The RBI lowered its policy repo rate by 25 basis points to 7.5 per cent, its second inter-meeting slash this year on the back of slowing inflation and a government commitment to fiscal discipline.

The rupee rose as much as 0.4 per cent to 61.650 per dollar, its strongest since Feb 4. Indian stocks hit a record high, while the 10-year benchmark bond yield fell.

That contrasted to recent weakness in other emerging Asian currencies such as the Chinese yuan and the Singapore dollar when central banks of those countries eased monetary policy.

"Rate cuts are positive for equities.

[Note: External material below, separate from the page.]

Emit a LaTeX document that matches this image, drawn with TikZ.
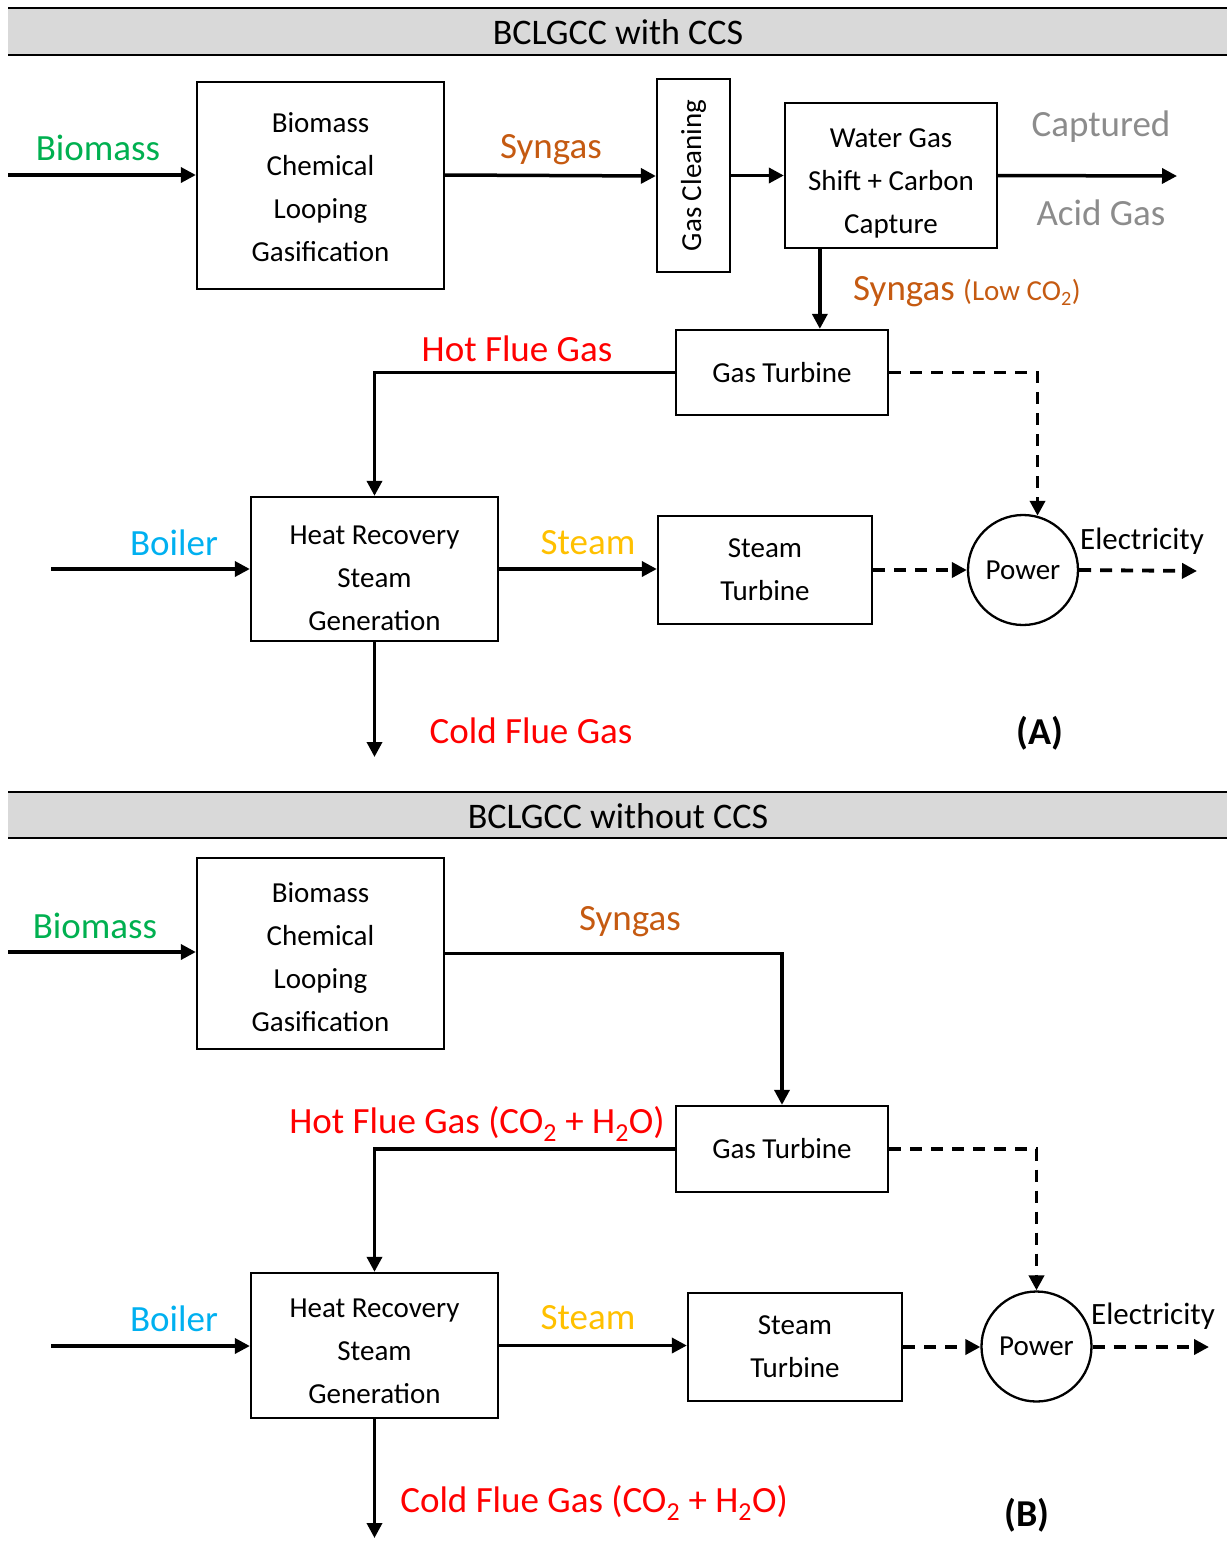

India gets more inflows and that strengthens INR," said Sean Yokota, head of Asia strategy for Scandinavian bank SEB in Singapore.

The rupee pared most of its earlier gains on caution over possible intervention by the central bank to restrain the best performing Asian currency so far this year.

The Indian currency has risen 1.9 per cent against the dollar so far this year, Thomson Reuters data showed, as hopes of economic reforms by Prime Minister Narendra Modi attracted foreign money.

Still, some analysts doubted further appreciation in the rupee.

"The RBI, in its monetary policy statement, highlighted that the INR 'has remained strong relative to peer countries', which, in our view, is clearly the key reason behind the inter-meeting surprise from a market impact perspective," said Andy Ji, Asian currency strategist for Commonwealth Bank of Australia in Singapore.

"The RBI appears to have adopted a weakening bias alongside a number of central banks. We expect USD/INR to trade higher from here."